The cycle of exile and redemption is fundamental to creation. Creation starts from unbroken unity, Gd, alone and transcendent, self-sufficient, awake, bathed in His own light. From this unbroken unity, Gd emanates the creation in expanding layers of structure, from more abstract to more concrete. Now the very idea of “emanation” is a removal of something from its source. (emanate (v.) “to flow out,” from Latin emanatus, past participle of emanare “flow out.”) Thus, inherent in the idea of Creation is separation from Gd. R. Sacks defines sin as “an act in the wrong place.” But there is only one right place, and that is in the transcendent, where all differences are harmonized. Once we move out of the transcendent to the realm of partial values, sin is inevitable.
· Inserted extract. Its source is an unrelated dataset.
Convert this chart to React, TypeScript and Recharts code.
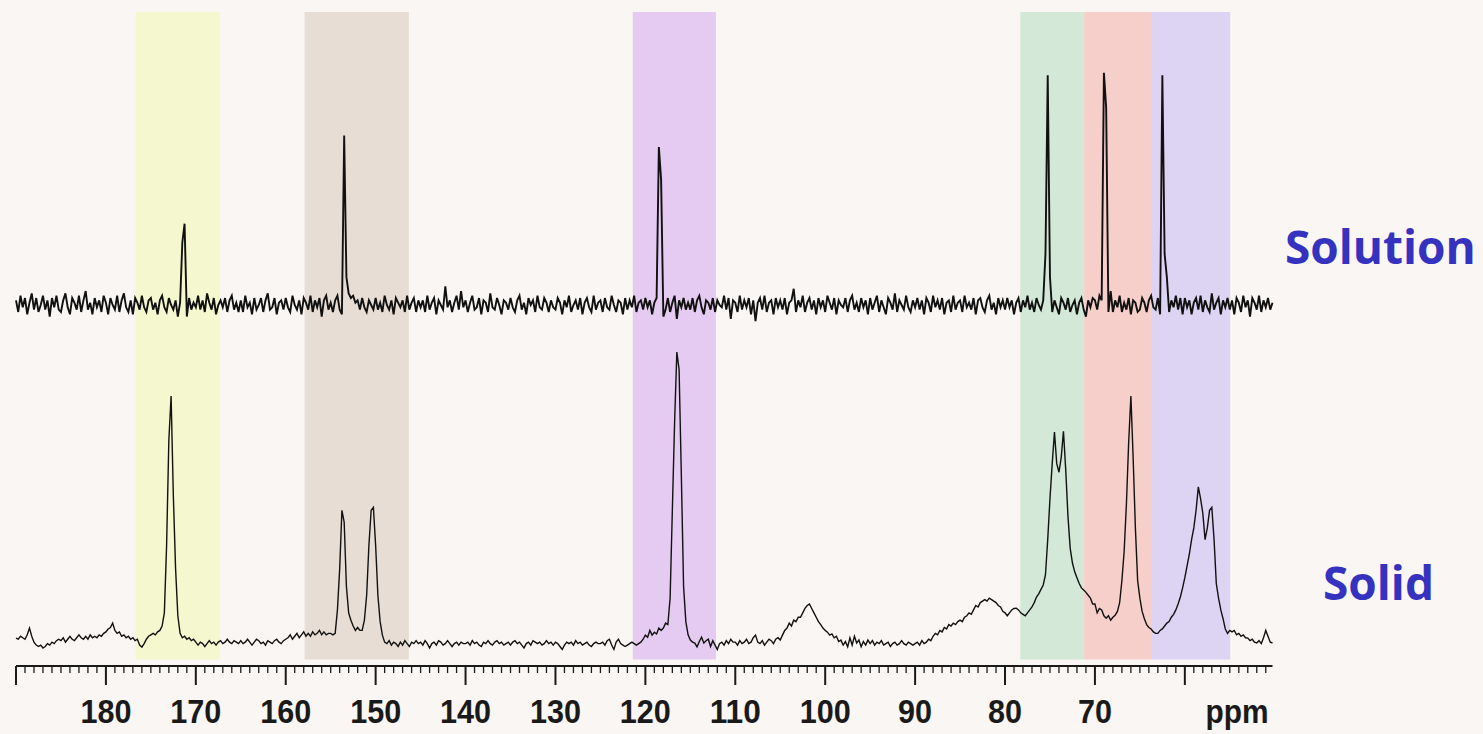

Fortunately, there is a countervailing trend to the process of emanation, and that is the process of return and reintegration. Gd, knowing that creation involves estrangement, created the process of t’shuvah, return, as its antidote. Along with the desire for individuality to expand, there is the desire of every individual to lose itself in the embrace of the infinite. In truth, since the infinite is beyond the greatest imaginable expansion, the two tendencies are in fact one. When we become fully expanded we realize that we are, in fact, not separated from Gd, that Gd’s “emanating” of creation is wholly a process that takes place within Gd.

The ultimate value of t’shuvah is the realization that Gd alone is (ayn od milvado). Individuality is Gd expressing Himself to Himself. We are a drop in the ocean of Gd’s Existence, no more separate from the ocean than any other droplet. Our exile is, in a sense, self-imposed. By insisting on our individuality, we lose the universal aspect of ourselves, which is what we truly are. By transcending our individuality, we wake up to our universal Self, and return from the bitterness of exile, only to find it was a figment of our imagination.

A central part of our Rosh haShanah prayers are Zichronot / Remembrances. One great theme of Rosh haShanah is that we should wake up and remember who we are. Let us not waste the opportunity!